EXERCISE → Repeat the material exactly from its first line to the line that includes "var seriesNames = ['Canonical". Skip pictures.

DATA LINES →
::::::
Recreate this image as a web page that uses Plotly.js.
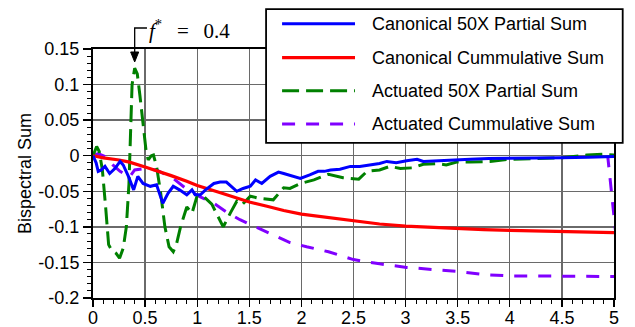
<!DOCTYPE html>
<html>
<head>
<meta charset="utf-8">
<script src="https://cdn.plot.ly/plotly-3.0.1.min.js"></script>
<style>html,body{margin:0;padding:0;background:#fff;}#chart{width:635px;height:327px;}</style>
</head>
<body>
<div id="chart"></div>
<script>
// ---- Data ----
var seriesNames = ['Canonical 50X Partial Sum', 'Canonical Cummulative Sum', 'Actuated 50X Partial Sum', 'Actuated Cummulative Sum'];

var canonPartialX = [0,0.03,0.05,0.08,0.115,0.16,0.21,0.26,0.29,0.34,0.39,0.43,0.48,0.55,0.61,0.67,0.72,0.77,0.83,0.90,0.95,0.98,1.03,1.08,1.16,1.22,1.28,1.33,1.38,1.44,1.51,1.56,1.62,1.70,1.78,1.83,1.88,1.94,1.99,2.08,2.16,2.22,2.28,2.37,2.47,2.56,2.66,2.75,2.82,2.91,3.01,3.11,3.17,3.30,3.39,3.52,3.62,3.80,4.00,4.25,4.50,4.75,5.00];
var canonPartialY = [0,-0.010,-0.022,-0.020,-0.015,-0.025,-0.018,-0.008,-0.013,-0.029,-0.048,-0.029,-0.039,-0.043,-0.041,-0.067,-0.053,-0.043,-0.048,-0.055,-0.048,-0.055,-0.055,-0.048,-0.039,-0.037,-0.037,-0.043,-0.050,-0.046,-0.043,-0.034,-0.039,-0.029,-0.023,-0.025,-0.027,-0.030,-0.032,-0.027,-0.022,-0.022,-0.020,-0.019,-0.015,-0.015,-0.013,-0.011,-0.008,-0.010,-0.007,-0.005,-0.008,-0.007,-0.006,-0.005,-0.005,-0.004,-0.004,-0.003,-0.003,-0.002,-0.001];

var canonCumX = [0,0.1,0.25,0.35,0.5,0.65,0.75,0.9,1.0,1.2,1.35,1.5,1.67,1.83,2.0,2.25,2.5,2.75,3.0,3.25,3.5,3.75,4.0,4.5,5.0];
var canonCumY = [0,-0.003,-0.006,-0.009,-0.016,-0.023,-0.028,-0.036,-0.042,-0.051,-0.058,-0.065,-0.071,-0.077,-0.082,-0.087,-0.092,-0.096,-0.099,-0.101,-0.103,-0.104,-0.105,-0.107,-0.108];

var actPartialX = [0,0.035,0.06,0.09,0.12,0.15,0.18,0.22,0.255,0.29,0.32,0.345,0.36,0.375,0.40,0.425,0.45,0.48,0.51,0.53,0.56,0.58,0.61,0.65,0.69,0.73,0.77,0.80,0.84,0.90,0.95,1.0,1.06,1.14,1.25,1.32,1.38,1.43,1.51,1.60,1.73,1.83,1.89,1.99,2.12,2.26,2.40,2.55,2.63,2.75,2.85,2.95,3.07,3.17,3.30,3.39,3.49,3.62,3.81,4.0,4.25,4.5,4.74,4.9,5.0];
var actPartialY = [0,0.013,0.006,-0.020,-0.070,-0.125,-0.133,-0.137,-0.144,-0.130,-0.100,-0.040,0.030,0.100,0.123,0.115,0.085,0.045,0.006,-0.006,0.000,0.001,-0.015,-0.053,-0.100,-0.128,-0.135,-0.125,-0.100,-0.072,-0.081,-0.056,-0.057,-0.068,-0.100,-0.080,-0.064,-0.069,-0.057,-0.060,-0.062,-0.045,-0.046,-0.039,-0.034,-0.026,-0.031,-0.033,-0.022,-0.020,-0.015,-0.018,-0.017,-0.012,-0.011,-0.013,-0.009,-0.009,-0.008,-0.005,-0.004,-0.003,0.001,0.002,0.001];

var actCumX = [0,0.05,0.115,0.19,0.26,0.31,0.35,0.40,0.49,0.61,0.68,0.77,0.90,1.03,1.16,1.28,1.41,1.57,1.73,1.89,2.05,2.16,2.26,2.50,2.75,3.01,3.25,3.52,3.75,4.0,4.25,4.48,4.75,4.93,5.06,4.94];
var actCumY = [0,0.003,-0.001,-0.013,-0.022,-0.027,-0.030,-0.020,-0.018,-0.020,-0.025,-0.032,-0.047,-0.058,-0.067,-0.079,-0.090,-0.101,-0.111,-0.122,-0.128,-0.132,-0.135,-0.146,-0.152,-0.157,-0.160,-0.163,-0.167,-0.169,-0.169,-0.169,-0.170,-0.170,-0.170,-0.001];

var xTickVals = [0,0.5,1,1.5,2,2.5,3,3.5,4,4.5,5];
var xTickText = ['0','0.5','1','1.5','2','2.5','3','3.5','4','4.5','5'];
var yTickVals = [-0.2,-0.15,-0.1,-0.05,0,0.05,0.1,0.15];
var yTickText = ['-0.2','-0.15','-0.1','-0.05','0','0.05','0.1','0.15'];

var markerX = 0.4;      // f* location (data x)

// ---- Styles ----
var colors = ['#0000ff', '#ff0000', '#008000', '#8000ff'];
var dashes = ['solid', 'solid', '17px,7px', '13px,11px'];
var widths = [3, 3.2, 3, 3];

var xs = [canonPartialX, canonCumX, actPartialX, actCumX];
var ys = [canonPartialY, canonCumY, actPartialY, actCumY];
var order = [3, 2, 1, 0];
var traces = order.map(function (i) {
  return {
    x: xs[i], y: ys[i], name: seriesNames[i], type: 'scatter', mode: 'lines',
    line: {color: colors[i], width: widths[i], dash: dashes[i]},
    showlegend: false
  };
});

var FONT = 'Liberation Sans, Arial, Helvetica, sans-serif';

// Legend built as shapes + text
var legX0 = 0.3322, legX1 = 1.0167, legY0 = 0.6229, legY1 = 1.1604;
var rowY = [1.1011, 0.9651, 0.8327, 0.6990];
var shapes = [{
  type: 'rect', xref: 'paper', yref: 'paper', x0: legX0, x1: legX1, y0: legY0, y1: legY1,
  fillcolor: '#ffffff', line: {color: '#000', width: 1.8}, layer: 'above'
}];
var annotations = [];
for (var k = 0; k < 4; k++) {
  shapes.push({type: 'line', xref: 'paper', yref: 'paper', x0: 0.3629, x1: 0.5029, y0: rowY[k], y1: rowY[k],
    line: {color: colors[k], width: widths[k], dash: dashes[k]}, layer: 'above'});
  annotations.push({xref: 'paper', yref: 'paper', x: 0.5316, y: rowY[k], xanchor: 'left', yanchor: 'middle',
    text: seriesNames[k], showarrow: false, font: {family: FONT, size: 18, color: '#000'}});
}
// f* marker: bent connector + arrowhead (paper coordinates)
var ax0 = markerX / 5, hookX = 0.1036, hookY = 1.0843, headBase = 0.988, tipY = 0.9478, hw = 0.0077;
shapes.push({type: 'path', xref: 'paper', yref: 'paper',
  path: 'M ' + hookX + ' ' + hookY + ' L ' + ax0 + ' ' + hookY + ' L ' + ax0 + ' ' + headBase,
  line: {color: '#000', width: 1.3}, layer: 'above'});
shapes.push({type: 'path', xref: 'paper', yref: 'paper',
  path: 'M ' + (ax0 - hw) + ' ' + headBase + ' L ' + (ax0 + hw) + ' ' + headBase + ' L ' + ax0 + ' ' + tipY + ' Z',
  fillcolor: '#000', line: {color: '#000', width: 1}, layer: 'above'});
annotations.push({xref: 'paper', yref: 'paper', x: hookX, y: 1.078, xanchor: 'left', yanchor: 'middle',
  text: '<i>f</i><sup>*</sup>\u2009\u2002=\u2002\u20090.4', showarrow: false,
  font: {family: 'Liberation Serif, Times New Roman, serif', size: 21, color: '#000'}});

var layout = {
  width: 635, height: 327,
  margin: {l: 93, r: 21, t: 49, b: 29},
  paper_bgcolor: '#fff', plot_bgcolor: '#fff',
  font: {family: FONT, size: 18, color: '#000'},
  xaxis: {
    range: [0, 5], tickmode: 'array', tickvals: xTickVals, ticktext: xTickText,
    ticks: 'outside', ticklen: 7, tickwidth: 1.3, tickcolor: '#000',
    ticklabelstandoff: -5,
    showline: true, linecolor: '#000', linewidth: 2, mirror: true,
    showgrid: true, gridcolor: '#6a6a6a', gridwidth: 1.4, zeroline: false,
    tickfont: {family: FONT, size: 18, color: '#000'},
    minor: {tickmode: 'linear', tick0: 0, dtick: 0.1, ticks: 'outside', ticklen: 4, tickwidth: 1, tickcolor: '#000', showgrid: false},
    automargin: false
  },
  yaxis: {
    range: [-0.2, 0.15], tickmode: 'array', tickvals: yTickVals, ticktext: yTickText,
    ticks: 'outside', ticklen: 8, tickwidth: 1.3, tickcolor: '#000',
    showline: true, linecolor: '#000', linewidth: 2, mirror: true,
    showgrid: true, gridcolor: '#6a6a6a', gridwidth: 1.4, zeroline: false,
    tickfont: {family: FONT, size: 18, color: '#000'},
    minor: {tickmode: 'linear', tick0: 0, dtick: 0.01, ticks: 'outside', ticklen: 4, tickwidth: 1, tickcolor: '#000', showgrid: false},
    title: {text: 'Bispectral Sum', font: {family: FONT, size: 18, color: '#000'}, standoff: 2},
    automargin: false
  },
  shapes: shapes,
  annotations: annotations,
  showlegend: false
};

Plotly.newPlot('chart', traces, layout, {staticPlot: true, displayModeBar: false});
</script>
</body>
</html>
::::::
ANSWER FOR THE TASK →
Recreate this image as a web page that uses Plotly.js.
<!DOCTYPE html>
<html>
<head>
<meta charset="utf-8">
<script src="https://cdn.plot.ly/plotly-3.0.1.min.js"></script>
<style>html,body{margin:0;padding:0;background:#fff;}#chart{width:635px;height:327px;}</style>
</head>
<body>
<div id="chart"></div>
<script>
// ---- Data ----
var seriesNames = ['Canonical 50X Partial Sum', 'Canonical Cummulative Sum', 'Actuated 50X Partial Sum', 'Actuated Cummulative Sum'];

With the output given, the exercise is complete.